▶ Stated goal
Write out, word for word, every line from the first one through the line that holds "from matplotlib.lines import Line2D", and nothing else; skip the pictures.

▶ Supplied information
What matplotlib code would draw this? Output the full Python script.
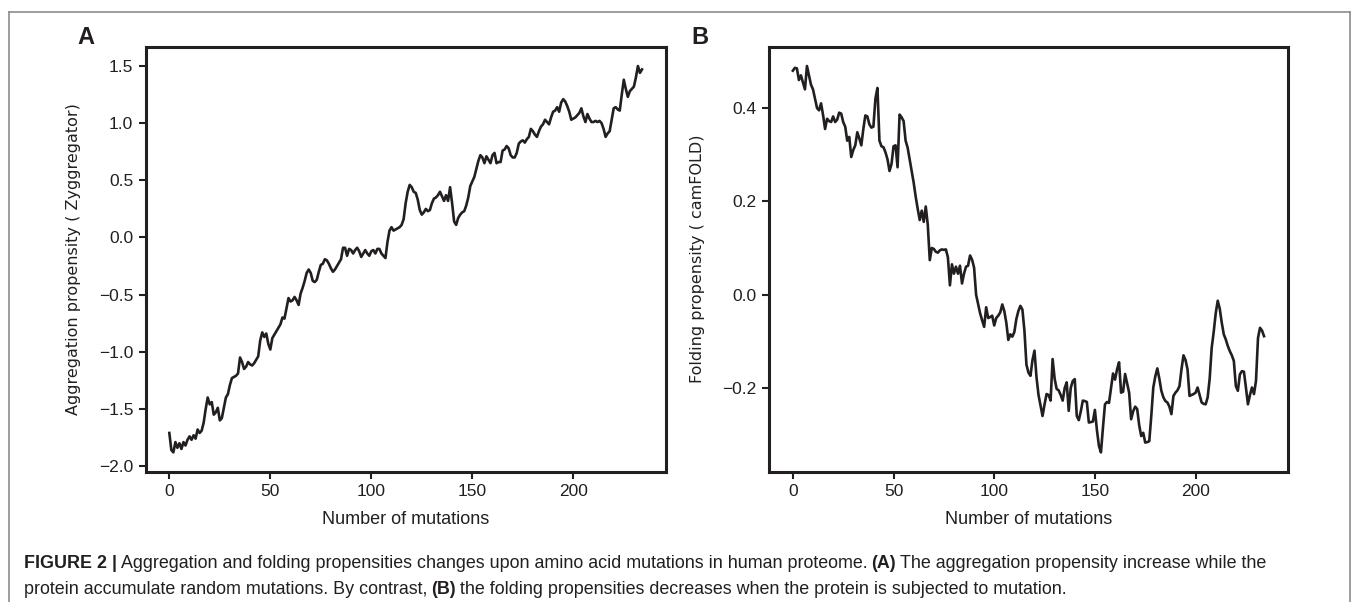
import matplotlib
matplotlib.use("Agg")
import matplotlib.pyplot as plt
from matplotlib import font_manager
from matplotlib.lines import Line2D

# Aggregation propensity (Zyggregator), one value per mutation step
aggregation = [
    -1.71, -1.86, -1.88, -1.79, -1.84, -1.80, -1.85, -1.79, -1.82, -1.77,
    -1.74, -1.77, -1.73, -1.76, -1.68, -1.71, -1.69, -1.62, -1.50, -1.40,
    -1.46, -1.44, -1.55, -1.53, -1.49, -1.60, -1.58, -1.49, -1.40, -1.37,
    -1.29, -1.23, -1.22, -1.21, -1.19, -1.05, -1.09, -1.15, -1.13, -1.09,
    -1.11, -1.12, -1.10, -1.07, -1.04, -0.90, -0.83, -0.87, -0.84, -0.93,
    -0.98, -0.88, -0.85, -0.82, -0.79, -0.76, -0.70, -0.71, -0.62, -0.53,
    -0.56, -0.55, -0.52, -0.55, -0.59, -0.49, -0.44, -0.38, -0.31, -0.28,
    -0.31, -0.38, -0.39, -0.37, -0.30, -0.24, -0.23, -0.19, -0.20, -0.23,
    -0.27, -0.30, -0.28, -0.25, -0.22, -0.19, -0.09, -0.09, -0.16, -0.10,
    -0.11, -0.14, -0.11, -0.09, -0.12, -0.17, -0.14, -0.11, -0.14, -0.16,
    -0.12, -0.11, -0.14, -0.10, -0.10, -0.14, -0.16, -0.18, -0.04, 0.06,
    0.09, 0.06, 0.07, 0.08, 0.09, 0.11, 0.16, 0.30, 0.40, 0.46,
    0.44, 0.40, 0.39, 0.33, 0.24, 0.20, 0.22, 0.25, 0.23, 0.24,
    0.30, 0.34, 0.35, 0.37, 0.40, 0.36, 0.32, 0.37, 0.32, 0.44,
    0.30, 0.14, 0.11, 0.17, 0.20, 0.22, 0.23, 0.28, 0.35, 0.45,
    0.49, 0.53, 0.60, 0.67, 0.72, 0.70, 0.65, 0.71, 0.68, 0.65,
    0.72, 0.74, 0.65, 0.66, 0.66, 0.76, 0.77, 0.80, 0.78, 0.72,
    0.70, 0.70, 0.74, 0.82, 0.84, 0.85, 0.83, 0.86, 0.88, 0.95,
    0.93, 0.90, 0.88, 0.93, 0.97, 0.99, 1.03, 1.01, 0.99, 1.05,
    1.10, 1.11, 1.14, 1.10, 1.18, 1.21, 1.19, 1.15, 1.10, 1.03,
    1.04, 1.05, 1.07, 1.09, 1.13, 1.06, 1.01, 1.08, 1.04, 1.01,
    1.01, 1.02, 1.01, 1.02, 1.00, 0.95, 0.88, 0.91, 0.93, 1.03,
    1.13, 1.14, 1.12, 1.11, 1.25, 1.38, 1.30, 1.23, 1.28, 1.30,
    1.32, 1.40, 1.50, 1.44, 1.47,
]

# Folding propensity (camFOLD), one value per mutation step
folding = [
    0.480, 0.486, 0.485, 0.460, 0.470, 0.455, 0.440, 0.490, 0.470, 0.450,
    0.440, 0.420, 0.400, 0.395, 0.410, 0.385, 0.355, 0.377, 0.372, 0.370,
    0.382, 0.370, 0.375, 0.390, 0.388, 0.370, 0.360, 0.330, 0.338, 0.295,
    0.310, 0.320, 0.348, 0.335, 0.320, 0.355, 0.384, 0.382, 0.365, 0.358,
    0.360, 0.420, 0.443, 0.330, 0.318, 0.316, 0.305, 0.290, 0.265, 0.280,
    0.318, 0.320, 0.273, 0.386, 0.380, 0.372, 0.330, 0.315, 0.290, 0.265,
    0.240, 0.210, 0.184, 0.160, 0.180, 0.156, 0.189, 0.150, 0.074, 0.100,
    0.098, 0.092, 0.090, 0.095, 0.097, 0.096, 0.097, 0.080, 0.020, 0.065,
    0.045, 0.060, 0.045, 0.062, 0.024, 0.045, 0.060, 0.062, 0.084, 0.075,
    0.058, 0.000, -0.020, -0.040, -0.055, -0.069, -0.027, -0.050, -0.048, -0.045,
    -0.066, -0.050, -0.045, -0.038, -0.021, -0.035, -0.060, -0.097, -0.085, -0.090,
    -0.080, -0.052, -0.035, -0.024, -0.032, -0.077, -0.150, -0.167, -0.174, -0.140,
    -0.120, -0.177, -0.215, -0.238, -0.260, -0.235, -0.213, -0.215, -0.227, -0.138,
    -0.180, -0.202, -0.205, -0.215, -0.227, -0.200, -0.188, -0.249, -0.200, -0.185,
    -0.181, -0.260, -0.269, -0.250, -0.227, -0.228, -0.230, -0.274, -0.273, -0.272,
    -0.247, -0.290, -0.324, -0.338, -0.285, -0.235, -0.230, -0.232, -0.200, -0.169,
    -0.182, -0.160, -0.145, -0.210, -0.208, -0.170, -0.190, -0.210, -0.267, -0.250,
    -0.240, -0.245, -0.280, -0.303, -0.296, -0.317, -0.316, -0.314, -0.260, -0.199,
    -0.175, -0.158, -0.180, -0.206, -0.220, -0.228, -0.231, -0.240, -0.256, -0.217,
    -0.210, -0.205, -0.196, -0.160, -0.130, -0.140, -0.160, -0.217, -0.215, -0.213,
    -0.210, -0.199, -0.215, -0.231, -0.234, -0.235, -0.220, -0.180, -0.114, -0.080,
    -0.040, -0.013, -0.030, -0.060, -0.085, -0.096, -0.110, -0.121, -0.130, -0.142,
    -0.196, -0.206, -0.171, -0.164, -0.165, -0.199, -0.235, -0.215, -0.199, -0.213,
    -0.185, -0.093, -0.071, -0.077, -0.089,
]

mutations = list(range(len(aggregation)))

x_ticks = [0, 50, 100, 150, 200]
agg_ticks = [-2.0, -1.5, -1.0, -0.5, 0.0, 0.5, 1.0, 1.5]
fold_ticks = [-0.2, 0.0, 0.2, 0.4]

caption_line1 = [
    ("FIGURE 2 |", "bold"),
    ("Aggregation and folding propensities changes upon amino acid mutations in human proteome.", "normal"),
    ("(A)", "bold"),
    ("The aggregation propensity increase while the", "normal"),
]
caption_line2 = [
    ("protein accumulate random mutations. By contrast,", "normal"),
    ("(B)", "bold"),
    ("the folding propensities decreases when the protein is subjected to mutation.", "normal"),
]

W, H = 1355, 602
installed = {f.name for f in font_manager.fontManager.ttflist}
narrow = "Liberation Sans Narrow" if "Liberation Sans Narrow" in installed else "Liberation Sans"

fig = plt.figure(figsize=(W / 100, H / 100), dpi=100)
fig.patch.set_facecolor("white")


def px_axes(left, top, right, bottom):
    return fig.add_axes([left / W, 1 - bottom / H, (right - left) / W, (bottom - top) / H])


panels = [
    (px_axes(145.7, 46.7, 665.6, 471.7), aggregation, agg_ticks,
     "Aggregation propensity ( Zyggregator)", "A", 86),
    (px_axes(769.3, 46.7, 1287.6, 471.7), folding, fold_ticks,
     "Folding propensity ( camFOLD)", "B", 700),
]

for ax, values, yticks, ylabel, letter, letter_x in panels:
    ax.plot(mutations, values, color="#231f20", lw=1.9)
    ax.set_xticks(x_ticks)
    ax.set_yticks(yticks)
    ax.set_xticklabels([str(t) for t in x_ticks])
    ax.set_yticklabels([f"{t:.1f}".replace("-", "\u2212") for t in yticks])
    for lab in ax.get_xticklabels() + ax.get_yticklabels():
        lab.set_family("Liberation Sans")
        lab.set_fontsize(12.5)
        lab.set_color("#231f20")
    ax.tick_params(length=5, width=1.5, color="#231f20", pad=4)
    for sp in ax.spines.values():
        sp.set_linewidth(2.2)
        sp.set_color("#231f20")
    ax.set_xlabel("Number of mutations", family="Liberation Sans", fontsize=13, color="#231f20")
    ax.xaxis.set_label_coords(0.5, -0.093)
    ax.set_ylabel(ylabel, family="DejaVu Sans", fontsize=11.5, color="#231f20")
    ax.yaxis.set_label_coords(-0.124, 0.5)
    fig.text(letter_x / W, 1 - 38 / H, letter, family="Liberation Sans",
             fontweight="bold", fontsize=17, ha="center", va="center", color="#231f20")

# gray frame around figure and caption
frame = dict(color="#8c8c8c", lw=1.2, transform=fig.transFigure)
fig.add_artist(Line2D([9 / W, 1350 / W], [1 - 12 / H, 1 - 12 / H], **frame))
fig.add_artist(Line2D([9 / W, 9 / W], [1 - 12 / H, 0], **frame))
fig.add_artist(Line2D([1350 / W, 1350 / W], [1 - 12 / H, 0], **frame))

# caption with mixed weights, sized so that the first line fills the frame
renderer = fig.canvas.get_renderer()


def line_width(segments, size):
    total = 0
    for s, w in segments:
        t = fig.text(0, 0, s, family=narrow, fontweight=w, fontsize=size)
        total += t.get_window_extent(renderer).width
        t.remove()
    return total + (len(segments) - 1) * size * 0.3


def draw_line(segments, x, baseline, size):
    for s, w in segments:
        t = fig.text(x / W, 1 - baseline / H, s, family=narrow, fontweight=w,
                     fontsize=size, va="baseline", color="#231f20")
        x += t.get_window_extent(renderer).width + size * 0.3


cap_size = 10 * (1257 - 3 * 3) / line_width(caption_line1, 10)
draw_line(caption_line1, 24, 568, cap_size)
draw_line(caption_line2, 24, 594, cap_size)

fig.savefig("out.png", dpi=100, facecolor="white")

▶ Exercise output
What matplotlib code would draw this? Output the full Python script.
import matplotlib
matplotlib.use("Agg")
import matplotlib.pyplot as plt
from matplotlib import font_manager
from matplotlib.lines import Line2D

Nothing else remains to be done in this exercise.